Cour de justice de l’Union européenne, le 6 juin 2018, n°C-667/16

La Cour de justice de l’Union européenne, le 6 juin 2018, précise les modalités de réduction des aides agricoles en cas de non-respect des règles de conditionnalité. Un éleveur sollicite des paiements directs pour l’année 2011 mais des contrôles révèlent dix infractions relatives à la protection des veaux au sein de son exploitation bovine. L’autorité administrative applique une réduction globale de 55 % combinant des manquements par négligence et un cas de non-conformité intentionnelle identifiés durant l’année civile. L’exploitant soutient que le plafonnement à 15 % doit s’appliquer globalement tandis que l’administration défend la légalité du cumul atteignant le taux de 55 %. Saisie d’un recours, la Cour d’appel du contentieux administratif en matière économique des Pays-Bas interroge le juge européen, le 20 décembre 2016, sur le cumul des sanctions. La juridiction affirme que les réductions pour négligence et pour acte intentionnel doivent être cumulées sans que le total n’excède le montant total des paiements directs. L’examen de l’autonomie des sanctions financières précédera celui des limites impératives inhérentes à la mise en œuvre de leur cumul effectif.

I. L’affirmation du cumul des sanctions pour manquements hétérogènes

A. L’autonomie des régimes de réduction selon la nature de la faute La Cour souligne que la réglementation prévoit des mécanismes distincts selon que le manquement résulte d’une simple négligence ou d’une volonté délibérée de l’exploitant agricole.

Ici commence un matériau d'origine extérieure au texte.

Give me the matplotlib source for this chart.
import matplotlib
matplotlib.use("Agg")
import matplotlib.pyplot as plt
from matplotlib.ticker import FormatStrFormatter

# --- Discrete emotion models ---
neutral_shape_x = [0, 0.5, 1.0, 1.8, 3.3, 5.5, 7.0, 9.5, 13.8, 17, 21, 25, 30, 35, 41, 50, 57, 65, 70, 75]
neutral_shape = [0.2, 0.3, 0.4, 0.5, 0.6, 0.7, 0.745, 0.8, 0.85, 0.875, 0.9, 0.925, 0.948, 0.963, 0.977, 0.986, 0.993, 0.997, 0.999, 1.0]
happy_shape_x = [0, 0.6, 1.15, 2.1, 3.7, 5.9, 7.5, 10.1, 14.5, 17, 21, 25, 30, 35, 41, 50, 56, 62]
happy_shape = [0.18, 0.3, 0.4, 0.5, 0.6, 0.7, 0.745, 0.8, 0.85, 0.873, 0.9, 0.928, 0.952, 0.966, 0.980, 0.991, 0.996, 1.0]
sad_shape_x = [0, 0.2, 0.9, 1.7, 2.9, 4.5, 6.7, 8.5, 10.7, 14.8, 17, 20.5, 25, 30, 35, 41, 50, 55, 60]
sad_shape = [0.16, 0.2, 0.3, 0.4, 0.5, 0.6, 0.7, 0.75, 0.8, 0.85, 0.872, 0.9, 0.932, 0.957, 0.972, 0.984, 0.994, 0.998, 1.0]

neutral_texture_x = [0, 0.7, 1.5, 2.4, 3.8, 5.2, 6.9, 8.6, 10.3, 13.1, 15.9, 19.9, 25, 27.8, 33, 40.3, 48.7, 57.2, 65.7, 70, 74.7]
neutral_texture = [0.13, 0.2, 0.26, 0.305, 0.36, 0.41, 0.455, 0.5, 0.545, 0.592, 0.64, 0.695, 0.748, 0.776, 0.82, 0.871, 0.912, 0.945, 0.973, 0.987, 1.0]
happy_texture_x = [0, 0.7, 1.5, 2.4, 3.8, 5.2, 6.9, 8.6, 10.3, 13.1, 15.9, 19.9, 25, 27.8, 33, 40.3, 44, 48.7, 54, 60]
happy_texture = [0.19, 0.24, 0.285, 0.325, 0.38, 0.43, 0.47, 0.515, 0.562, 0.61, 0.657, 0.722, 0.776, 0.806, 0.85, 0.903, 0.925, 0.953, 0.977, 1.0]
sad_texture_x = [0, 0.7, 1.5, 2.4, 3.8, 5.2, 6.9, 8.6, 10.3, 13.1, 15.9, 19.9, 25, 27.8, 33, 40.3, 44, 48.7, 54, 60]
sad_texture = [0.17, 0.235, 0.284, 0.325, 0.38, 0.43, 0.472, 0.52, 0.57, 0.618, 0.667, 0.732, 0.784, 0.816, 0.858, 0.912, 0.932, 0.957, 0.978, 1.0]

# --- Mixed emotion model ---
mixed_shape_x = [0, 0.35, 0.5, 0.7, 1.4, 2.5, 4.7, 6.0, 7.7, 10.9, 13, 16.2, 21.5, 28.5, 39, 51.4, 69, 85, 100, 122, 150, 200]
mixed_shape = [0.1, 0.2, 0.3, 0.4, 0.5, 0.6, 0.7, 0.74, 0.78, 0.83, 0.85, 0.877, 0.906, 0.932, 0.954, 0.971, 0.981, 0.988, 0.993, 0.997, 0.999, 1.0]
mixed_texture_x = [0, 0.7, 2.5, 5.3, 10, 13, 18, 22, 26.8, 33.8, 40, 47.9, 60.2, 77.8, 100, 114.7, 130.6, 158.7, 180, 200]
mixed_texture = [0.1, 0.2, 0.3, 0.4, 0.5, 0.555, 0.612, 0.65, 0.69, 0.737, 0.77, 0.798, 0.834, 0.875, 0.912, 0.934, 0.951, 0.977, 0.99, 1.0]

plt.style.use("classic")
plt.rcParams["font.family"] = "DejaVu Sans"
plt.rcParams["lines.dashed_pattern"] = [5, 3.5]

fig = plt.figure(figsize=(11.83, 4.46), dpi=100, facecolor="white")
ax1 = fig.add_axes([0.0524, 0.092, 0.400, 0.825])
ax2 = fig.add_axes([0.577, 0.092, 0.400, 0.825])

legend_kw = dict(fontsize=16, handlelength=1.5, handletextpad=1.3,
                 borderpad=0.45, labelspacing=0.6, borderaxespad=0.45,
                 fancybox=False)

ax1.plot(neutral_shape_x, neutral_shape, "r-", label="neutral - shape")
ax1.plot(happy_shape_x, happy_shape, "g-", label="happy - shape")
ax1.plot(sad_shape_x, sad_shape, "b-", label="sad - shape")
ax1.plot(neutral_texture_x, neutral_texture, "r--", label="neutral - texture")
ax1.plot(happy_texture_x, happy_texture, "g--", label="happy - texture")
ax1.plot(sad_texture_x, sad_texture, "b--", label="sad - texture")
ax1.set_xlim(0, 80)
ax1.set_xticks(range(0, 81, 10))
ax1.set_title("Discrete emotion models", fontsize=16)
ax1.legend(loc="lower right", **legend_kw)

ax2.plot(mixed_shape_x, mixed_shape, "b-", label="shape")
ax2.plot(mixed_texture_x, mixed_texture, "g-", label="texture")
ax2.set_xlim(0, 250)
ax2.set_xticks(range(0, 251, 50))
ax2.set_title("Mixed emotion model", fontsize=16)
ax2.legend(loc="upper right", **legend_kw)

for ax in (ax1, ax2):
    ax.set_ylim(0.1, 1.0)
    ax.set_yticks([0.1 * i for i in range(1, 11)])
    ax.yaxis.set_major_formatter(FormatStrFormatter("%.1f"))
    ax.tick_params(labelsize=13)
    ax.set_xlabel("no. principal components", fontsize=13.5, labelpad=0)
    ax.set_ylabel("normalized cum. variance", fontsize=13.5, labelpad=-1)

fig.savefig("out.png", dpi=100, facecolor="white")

Elle relève qu’« aucun de ces articles ne saurait, à lui seul, couvrir une situation » incluant des faits de nature intentionnelle commis parallèlement à des fautes de négligence. Le juge refuse d’absorber la sanction de l’acte intentionnel dans le plafond de réduction prévu pour les comportements purement négligents identifiés par les autorités nationales de contrôle. Cette distinction fondamentale permet d’ajuster la réponse financière à la gravité réelle du comportement adopté par le bénéficiaire des aides publiques lors de la campagne concernée.

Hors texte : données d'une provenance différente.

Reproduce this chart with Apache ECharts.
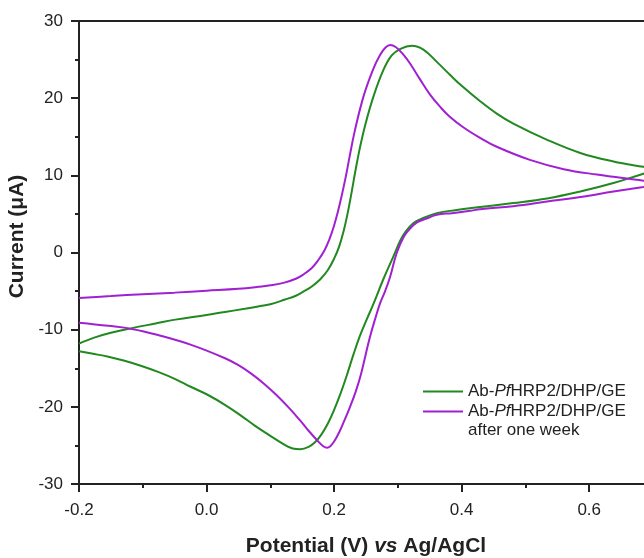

B. La consolidation par domaine des infractions de même nature L’article 70 du règlement n o 1122/2009 impose de considérer que « plusieurs cas de non-conformité constatés au regard de différents actes ou normes relevant d’un même domaine constituent un unique cas ». La juridiction précise que cette fiction juridique s’applique de manière autonome pour chaque catégorie de faute identifiée par les inspecteurs lors des vérifications sur l’exploitation. Les manquements par négligence dans le domaine de la protection animale forment une première unité de calcul soumise à des pourcentages de réduction spécifiques et plafonnés. Les actes intentionnels relevés dans ce même domaine constituent une seconde unité de réduction dont le taux doit s’ajouter au premier pourcentage déterminé par l’organisme payeur national.

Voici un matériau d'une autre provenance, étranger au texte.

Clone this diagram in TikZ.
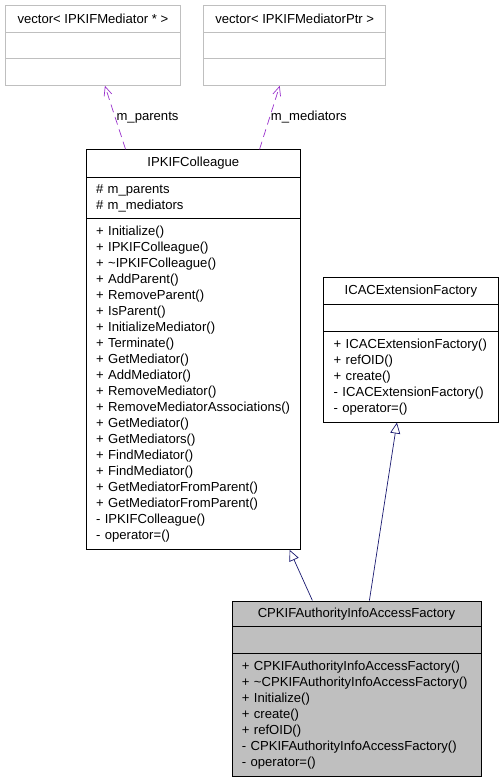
\documentclass[tikz,border=0pt]{standalone}
\usepackage{fontspec}
\setmainfont{Liberation Sans}
\usepackage{xcolor}
\usepackage{tikz}
\usetikzlibrary{arrows.meta}
\definecolor{inheritblue}{HTML}{191970}
\definecolor{usespurple}{HTML}{9A32CD}
\definecolor{classgrey}{HTML}{BFBFBF}

\begin{document}
\begin{tikzpicture}[x=1pt,y=-1pt,
  every node/.style={font=\fontsize{13.1}{16}\selectfont},
  head/.style={draw, line width=0.8pt, anchor=north west, inner sep=0pt, minimum height=#1},
  body/.style={draw, line width=0.8pt, anchor=north west, align=left, inner xsep=10pt, inner ysep=0pt, minimum height=#1},
  greyclass/.style={draw=classgrey},
  uses/.style={usespurple, line width=0.7pt, dash pattern=on 8pt off 5pt, -{Straight Barb[length=9pt,width=8pt]}},
  inherit/.style={inheritblue, line width=0.7pt, -{Triangle[open,length=11pt,width=10pt,fill=white]}},
  role/.style={black, inner sep=1pt, anchor=west}]
\useasboundingbox (0,0) rectangle (501,781);

\node[head=27, greyclass, minimum width=175pt] (vecATitle) at (5,5) {vector< IPKIFMediator * >};
\node[head=26, greyclass, minimum width=175pt] (vecAAttr) at (5,32) {};
\node[head=27, greyclass, minimum width=175pt] (vecAOps) at (5,58) {};

\node[head=27, greyclass, minimum width=182pt] (vecBTitle) at (203.3,5) {vector< IPKIFMediatorPtr >};
\node[head=26, greyclass, minimum width=182pt] (vecBAttr) at (203.3,32) {};
\node[head=27, greyclass, minimum width=182pt] (vecBOps) at (203.3,58) {};

\node[head=27.4, minimum width=214.5pt] (colleagueTitle) at (85.7,149.3) {IPKIFColleague};
\node[body=41.6, text width=194.5pt] (colleagueAttr) at (85.7,176.7) {\# m\_parents\\\# m\_mediators};
\node[body=330.7, text width=194.5pt] (colleagueOps) at (85.7,218.3) {+ Initialize()\\+ IPKIFColleague()\\+ \textasciitilde IPKIFColleague()\\+ AddParent()\\+ RemoveParent()\\+ IsParent()\\+ InitializeMediator()\\+ Terminate()\\+ GetMediator()\\+ AddMediator()\\+ RemoveMediator()\\+ RemoveMediatorAssociations()\\+ GetMediator()\\+ GetMediators()\\+ FindMediator()\\+ FindMediator()\\+ GetMediatorFromParent()\\+ GetMediatorFromParent()\\- IPKIFColleague()\\- operator=()};

\node[head=26.4, minimum width=174.4pt] (icacTitle) at (323.3,277.3) {ICACExtensionFactory};
\node[head=27.3, minimum width=174.4pt] (icacAttr) at (323.3,303.7) {};
\node[body=90.7, text width=154.4pt] (icacOps) at (323.3,331) {+ ICACExtensionFactory()\\+ refOID()\\+ create()\\- ICACExtensionFactory()\\- operator=()};

\node[head=25.8, minimum width=249pt, fill=classgrey] (factTitle) at (231.5,600.5) {CPKIFAuthorityInfoAccessFactory};
\node[head=26.7, minimum width=249pt, fill=classgrey] (factAttr) at (231.5,626.3) {};
\node[body=123, text width=229pt, fill=classgrey] (factOps) at (231.5,653) {+ CPKIFAuthorityInfoAccessFactory()\\+ \textasciitilde CPKIFAuthorityInfoAccessFactory()\\+ Initialize()\\+ create()\\+ refOID()\\- CPKIFAuthorityInfoAccessFactory()\\- operator=()};

\draw[uses] ([xshift=-67.8pt]colleagueTitle.north) -- node[role] {m\_parents} ([xshift=12pt]vecAOps.south);
\draw[uses] ([xshift=66.2pt]colleagueTitle.north) -- node[role] {m\_mediators} ([xshift=-15pt]vecBOps.south);
\draw[inherit] ([xshift=-44pt]factTitle.north) -- ([xshift=96.2pt]colleagueOps.south);
\draw[inherit] ([xshift=13pt]factTitle.north) -- ([xshift=-14pt]icacOps.south);
\end{tikzpicture}
\end{document}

II. La préservation de l’efficacité et de la proportionnalité du régime de conditionnalité

A. L’effet utile des sanctions face au risque de nivellement par le bas Restreindre la réduction totale à 15 % en présence d’un acte intentionnel reviendrait à « priver l’article 72 du règlement n o 1122/2009 de son effet utile ». Une telle lecture favoriserait l’impunité des comportements les plus graves dès lors que des négligences mineures auraient déjà permis d’atteindre le plafond de sanction réglementaire. Le juge rappelle que la promotion du respect des règles de conditionnalité constitue l’objectif central de la législation européenne relative aux régimes de soutien en faveur des agriculteurs. L’autorité administrative doit donc additionner les pourcentages pour refléter l’étendue des manquements constatés et assurer le caractère effectivement dissuasif des réductions opérées sur les aides.

B. L’encadrement du cumul par le plafond global et la proportionnalité Le cumul des réductions n’est pas illimité puisque le montant total ne peut en tout état de cause être supérieur au montant global des paiements octroyés pour l’année. La Cour exige que « le montant total des réductions pour une année civile soit fixé dans le respect du principe de proportionnalité » par les instances de contrôle compétentes. Ce garde-fou juridique prévient l’application de sanctions manifestement excessives tout en permettant une répression ferme des violations multiples constatées dans le cadre de l’activité de production. L’équilibre ainsi préservé entre sévérité et mesure garantit la pleine validité du système de conditionnalité au regard des principes généraux du droit de l’Union européenne.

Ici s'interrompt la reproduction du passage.